Written problem:
Tell how many lines include the string "React". Answer with a single number.

Supplied information:
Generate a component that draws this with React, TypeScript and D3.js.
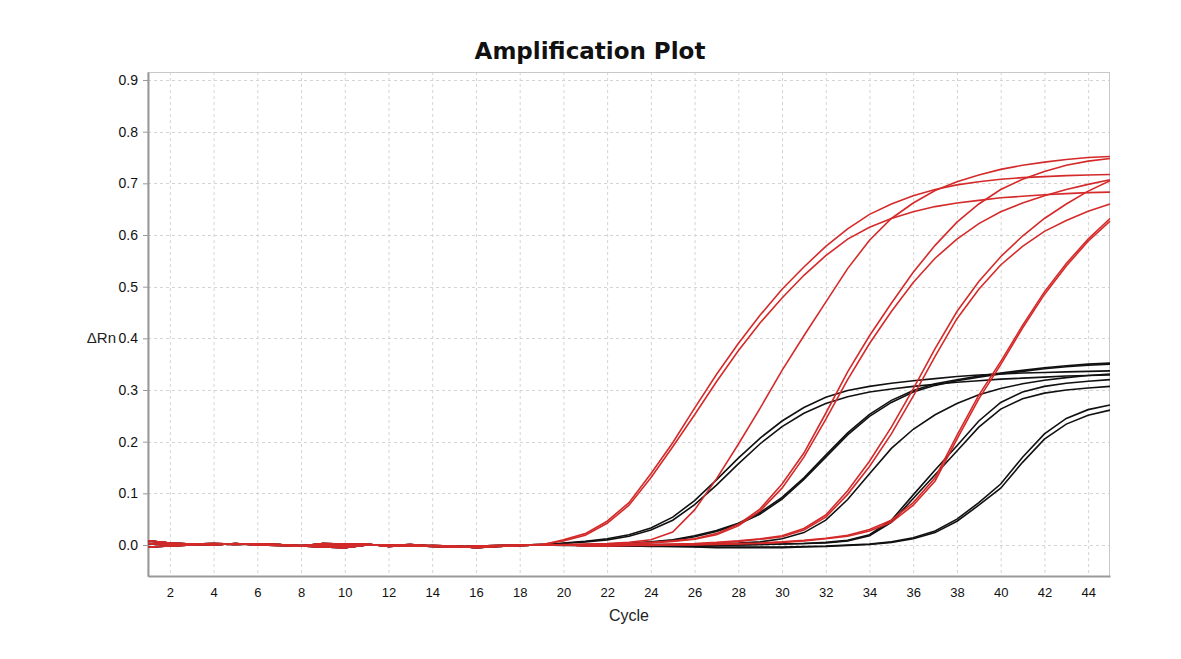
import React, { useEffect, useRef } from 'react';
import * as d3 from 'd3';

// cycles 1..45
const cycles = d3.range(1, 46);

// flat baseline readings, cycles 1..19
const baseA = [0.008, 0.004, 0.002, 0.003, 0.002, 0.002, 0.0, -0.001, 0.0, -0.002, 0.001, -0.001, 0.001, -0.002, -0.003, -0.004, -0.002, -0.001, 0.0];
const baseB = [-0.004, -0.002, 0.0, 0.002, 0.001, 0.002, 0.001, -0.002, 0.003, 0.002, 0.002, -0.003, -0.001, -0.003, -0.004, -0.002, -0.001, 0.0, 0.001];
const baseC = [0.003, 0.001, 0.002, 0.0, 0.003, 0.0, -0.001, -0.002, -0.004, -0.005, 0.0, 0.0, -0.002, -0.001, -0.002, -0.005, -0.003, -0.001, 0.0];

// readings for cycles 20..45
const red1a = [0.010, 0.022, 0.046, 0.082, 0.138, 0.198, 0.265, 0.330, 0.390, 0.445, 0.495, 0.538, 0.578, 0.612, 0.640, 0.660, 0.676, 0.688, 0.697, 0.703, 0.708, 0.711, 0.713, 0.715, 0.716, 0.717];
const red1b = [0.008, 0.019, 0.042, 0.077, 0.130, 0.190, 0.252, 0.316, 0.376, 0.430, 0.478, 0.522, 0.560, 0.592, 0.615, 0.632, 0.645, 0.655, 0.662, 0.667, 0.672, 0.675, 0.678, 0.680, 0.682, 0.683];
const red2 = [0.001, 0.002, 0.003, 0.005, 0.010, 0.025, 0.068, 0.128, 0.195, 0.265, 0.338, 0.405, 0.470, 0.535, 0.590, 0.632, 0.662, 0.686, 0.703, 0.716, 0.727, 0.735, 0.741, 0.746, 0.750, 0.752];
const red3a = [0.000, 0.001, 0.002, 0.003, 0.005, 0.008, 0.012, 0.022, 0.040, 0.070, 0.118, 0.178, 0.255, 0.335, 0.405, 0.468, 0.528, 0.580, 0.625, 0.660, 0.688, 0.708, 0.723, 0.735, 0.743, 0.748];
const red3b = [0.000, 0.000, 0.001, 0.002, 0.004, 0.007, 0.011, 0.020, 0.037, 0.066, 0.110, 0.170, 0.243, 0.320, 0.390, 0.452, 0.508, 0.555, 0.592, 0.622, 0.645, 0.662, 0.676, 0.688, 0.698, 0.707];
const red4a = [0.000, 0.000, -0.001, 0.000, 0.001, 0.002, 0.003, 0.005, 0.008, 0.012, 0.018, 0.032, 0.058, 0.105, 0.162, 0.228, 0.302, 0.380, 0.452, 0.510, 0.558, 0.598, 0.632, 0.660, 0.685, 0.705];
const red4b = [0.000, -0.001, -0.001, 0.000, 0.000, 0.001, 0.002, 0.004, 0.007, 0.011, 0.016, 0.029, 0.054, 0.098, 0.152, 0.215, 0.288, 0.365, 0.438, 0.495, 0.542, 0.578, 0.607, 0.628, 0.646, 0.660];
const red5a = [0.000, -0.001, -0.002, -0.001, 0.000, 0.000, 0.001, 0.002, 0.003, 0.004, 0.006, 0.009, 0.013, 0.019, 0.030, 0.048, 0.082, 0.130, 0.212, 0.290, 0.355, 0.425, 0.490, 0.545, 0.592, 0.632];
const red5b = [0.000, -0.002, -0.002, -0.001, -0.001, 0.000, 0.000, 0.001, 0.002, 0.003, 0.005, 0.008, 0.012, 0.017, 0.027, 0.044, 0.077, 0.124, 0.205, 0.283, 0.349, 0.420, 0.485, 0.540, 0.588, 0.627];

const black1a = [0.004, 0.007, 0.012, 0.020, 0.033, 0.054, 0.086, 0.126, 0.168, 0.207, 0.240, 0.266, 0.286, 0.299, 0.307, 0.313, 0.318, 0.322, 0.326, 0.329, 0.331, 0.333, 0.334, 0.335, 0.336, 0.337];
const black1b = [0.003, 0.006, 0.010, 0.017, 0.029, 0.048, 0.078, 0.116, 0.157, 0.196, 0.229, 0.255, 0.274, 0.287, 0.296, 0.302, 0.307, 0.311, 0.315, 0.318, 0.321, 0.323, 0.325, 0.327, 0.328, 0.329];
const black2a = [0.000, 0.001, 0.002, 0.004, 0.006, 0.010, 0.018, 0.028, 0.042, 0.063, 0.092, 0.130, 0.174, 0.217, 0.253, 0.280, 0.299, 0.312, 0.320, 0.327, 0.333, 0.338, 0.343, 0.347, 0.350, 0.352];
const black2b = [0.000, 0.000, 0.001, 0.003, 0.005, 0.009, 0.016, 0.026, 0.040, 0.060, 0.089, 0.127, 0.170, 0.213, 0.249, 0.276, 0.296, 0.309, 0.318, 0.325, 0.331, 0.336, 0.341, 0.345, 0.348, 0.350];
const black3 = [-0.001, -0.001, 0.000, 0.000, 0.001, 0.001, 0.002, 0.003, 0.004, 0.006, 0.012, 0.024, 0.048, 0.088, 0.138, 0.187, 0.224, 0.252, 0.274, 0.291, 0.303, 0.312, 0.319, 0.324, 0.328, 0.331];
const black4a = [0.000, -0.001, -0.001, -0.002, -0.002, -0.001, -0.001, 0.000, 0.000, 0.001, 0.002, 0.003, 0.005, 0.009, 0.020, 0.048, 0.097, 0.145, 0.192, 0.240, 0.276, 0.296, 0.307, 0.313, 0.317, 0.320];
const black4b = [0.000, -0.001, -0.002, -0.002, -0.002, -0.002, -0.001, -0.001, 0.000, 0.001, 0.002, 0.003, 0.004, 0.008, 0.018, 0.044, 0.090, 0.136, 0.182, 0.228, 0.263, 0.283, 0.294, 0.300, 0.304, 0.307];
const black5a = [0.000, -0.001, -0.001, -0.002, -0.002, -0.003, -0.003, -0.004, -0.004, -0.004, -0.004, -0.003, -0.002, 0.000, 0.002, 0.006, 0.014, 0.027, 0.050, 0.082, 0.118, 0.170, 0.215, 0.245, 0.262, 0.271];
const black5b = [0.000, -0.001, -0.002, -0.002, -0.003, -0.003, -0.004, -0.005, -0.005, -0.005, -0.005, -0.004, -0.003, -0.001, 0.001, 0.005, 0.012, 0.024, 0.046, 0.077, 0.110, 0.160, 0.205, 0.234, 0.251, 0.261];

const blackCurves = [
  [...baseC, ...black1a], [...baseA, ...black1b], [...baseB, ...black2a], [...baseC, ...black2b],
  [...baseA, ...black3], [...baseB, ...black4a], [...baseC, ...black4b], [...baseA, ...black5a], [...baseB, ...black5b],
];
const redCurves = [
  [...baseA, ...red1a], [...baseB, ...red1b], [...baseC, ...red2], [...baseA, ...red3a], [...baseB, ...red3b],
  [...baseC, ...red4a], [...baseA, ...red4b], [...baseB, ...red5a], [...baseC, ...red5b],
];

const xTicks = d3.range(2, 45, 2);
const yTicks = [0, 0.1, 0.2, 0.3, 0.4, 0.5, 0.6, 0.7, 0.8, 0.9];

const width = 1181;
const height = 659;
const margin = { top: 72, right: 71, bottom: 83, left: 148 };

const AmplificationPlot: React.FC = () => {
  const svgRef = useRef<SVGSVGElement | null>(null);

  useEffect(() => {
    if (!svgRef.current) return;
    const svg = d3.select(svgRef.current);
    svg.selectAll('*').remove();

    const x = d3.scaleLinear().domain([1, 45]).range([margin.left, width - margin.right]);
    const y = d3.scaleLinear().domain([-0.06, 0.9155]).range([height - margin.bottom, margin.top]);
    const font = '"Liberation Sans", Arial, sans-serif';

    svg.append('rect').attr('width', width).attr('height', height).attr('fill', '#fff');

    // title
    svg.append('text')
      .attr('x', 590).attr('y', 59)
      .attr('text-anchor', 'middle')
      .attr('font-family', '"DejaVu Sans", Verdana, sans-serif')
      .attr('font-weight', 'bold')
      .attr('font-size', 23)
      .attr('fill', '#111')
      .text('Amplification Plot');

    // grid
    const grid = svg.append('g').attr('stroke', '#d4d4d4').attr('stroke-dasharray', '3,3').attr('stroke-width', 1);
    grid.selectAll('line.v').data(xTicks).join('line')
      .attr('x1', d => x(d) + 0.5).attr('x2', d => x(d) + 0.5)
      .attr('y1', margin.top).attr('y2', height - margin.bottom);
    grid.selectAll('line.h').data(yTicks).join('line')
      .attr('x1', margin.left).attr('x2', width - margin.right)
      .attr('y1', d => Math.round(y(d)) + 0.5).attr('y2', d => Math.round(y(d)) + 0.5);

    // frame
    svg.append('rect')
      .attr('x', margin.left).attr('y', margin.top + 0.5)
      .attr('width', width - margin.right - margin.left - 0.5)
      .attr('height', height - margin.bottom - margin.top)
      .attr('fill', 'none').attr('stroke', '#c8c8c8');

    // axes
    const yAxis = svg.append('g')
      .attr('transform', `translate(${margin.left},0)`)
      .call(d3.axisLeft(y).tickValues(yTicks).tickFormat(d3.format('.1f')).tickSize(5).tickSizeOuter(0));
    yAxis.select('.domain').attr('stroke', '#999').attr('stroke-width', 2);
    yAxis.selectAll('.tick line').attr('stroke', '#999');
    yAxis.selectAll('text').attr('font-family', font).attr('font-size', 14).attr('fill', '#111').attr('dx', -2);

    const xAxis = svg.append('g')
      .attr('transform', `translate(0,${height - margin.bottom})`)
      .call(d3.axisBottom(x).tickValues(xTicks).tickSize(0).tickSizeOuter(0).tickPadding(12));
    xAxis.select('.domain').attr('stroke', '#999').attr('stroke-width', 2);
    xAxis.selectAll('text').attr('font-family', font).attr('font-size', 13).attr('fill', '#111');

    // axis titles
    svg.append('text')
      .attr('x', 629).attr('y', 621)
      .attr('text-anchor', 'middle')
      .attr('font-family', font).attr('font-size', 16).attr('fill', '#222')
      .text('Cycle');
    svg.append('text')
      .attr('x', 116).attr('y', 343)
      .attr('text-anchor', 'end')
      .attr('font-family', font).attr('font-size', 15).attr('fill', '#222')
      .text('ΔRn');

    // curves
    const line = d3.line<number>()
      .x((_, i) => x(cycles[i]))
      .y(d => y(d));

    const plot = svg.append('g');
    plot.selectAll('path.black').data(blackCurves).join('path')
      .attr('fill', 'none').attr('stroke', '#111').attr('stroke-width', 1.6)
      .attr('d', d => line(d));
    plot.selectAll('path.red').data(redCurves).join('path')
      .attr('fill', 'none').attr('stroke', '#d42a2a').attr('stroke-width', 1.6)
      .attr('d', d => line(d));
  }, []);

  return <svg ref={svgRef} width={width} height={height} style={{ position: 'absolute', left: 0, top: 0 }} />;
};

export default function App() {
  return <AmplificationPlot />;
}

Exercise output:
3